In 2009, Drax Group acquired Haven Power – enabling it to sell electricity directly. In 2015, the Group acquired Billington Bioenergy, specialists in providing sustainable biomass pellets for domestic energy systems.
Drax Power Station
Drax Group’s key asset is Drax Power Station. Originally built, owned and operated by the Central Electricity Generating Board (CEGB), Drax Power Station was constructed and commissioned in two stages. Stage one (units 1, 2 and 3) was completed in 1974. Some 12 years later in 1986, stage two (units 4, 5 and 6) was completed. Drax was the last coal-fired power station to be built in the UK, and was initially designed to use low-sulphur coal from the nearby Selby coalfield in six generating units. Each unit has a capacity of 660MW when burning coal, giving a total capacity of just under 4,000M. This made Drax the largest power station in the UK.
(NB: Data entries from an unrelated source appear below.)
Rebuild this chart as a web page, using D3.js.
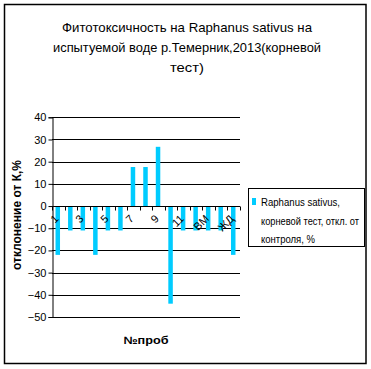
<!DOCTYPE html>
<html><head><meta charset="utf-8">
<script src="https://cdn.jsdelivr.net/npm/d3@7"></script>
<style>body{margin:0;background:#fff}svg{display:block}text{font-family:"Liberation Sans",Arial,sans-serif}</style>
</head><body>
<script>
const categories = ["1","2","3","4","5","6","7","8","9","10","11","12","ВМ","ДМ","ЖД"];
const values = [-22,-11,-11,-22,-11,-11,17.6,17.6,26.7,-44,-11,-11,-11,-11,-22];
const shownLabels = ["1","3","5","7","9","11","ВМ","ЖД"];
const yTicks = [40,30,20,10,0,-10,-20,-30,-40,-50];
const titleLines = ["Фитотоксичность на Raphanus sativus на","испытуемой воде р.Темерник,2013(корневой","тест)"];
const legendLines = ["Raphanus sativus,","корневой тест, откл. от","контроля, %"];
const yTitle = "отклонение от К,%";
const xTitle = "№проб";

const W=371,H=369;
const svg=d3.select("body").append("svg").attr("width",W).attr("height",H);
svg.append("rect").attr("x",4.5).attr("y",4.5).attr("width",361.5).attr("height",359).attr("fill","#fff").attr("stroke","#000").attr("stroke-width",1.5);

const pL=52,pR=240,pT=117.3,pB=317;
const x=d3.scaleBand().domain(categories).range([pL,pR]);
const y=d3.scaleLinear().domain([-50,40]).range([pB,pT]);

// title
const tl=[250,268,34];
svg.append("g").selectAll("text").data(titleLines).join("text")
  .attr("x",187).attr("y",(d,i)=>32+i*20).attr("text-anchor","middle")
  .attr("font-size",13).attr("textLength",(d,i)=>tl[i]).attr("lengthAdjust","spacingAndGlyphs").text(d=>d);

// gridlines
svg.append("g").selectAll("line").data(yTicks).join("line")
  .attr("x1",pL).attr("x2",pR).attr("y1",d=>Math.round(y(d))+0.5).attr("y2",d=>Math.round(y(d))+0.5)
  .attr("stroke","#000").attr("stroke-width",1);

// y axis
const yAxis=d3.axisLeft(y).tickValues(yTicks).tickSize(4).tickPadding(2);
const gy=svg.append("g").attr("transform",`translate(${pL+0.5},0)`).call(yAxis);
gy.select(".domain").attr("stroke","#000");
gy.selectAll(".tick line").attr("stroke","#000");
gy.selectAll(".tick text").attr("font-size",11).attr("fill","#000").attr("font-family","Liberation Sans Narrow, Liberation Sans, Arial");

// bars
const bw=4.5;
svg.append("g").selectAll("rect").data(values).join("rect")
  .attr("x",(d,i)=>x(categories[i])+x.bandwidth()/2-bw/2-0.5)
  .attr("width",bw)
  .attr("y",d=>y(Math.max(0,d)))
  .attr("height",d=>Math.abs(y(d)-y(0)))
  .attr("fill","#00ccff");

// x axis at zero
const y0=Math.round(y(0))+0.5;
const gx=svg.append("g");
gx.append("line").attr("x1",pL).attr("x2",pR).attr("y1",y0).attr("y2",y0).attr("stroke","#000");
gx.selectAll("line.t").data(d3.range(categories.length+1)).join("line").attr("class","t")
  .attr("x1",i=>Math.round(pL+i*x.step())+0.5).attr("x2",i=>Math.round(pL+i*x.step())+0.5)
  .attr("y1",y0).attr("y2",y0+4).attr("stroke","#000");
gx.selectAll("text").data(categories.filter(c=>shownLabels.includes(c))).join("text")
  .attr("transform",d=>`translate(${x(d)+x.bandwidth()/2+1},${y0+13}) rotate(-45)`)
  .attr("text-anchor","end").attr("font-size",11).attr("font-family","Liberation Sans Narrow, Liberation Sans, Arial").text(d=>d);

// axis titles
svg.append("text").attr("transform",`translate(21,215) rotate(-90)`).attr("text-anchor","middle")
  .attr("font-size",12).attr("font-weight","bold").text(yTitle);
svg.append("text").attr("x",146).attr("y",344).attr("text-anchor","middle")
  .attr("font-size",11).attr("font-weight","bold").attr("textLength",45).attr("lengthAdjust","spacingAndGlyphs").text(xTitle);

// legend
const lg=svg.append("g");
lg.append("rect").attr("x",248.5).attr("y",188.5).attr("width",116).attr("height",58).attr("fill","#fff").attr("stroke","#000");
lg.append("rect").attr("x",252).attr("y",198).attr("width",4).attr("height",7).attr("fill","#00ccff");
const ll=[79,98,54];
lg.selectAll("text").data(legendLines).join("text").attr("x",261).attr("y",(d,i)=>206+i*18.5)
  .attr("font-size",10.5).attr("textLength",(d,i)=>ll[i]).attr("lengthAdjust","spacingAndGlyphs").text(d=>d);
</script>
</body></html>
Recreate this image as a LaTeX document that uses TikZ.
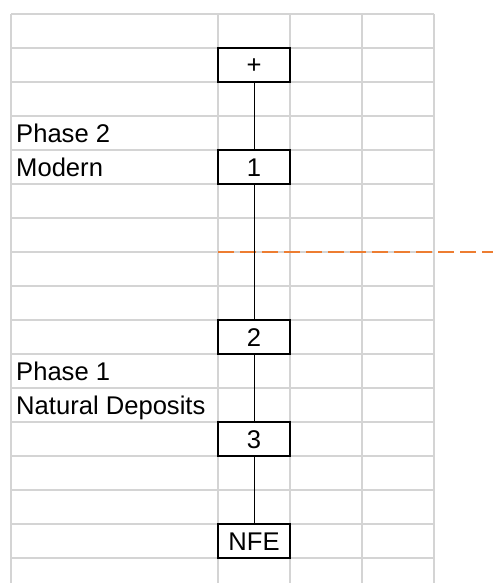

In 1988, Drax became the first power station to invest in the retrofit of flue-gas desulfurization (FGD) equipment, making Drax the cleanest coal-fired power station in the UK. This removes at least 90 per cent of the sulfur dioxide (SO2) from emissions. Through retrofitting boosted-over-fire-air (BOFA) technology on all the boilers emissions of oxides of nitrogen (NOX) are being further reduced. At the same time, by-products of the coal combustion and FGD processes are recycled through their further use in the construction industry.
In 2012, Drax power station completed a five-year £100 million project – the largest steam turbine modernisation programme in UK history – upgrading its high-pressure and low-pressure turbines. This saves one million tonnes of CO2 a year, which is the equivalent of taking 275,000 cars off the road.
By 2014, the conversion of the first two generating units at Drax power station from burning coal to burning sustainable biomass had already resulted in carbon savings of more than 2.7 million tonnes of CO2. The power station is already making carbon savings of 86 per cent compared to burning coal –significantly above the European Commission's best practice benchmark of 70 per cent.
White Rose CCS
Drax is leading the way in developing Carbon Capture and Storage (CCS) technology. This is the UK’s largest carbon capture project, and has the potential to radically change the way electricity is generated all over the world, by capturing CO2 at the point of generation. To prove this technology works, Drax is building a full-scale working power station along with its partners in the Capture Power consortium – the White Rose CCS demonstration project.
Baton Rouge Transit
Baton Rouge Transit is responsible for storing and loading the biomass at the Port of Baton Rouge and for ensuring their safe onward transportation. After being unloaded from truck or train, biomass pellets are stored in the two 40,000 tonne domes at the port. From there, they are loaded onto ships for transport to UK ports at Kingston upon Hull, Immingham, Port of Tyne and Liverpool.
The vast majority of the UK’s tens of millions of homes depend on fossil fuels for their heating, mainly gas but also fuel oil. These energy sources are unsustainable, have question marks over security of supply and produce more carbon dioxide emissions than sustainably sourced biomass over its lifecycle.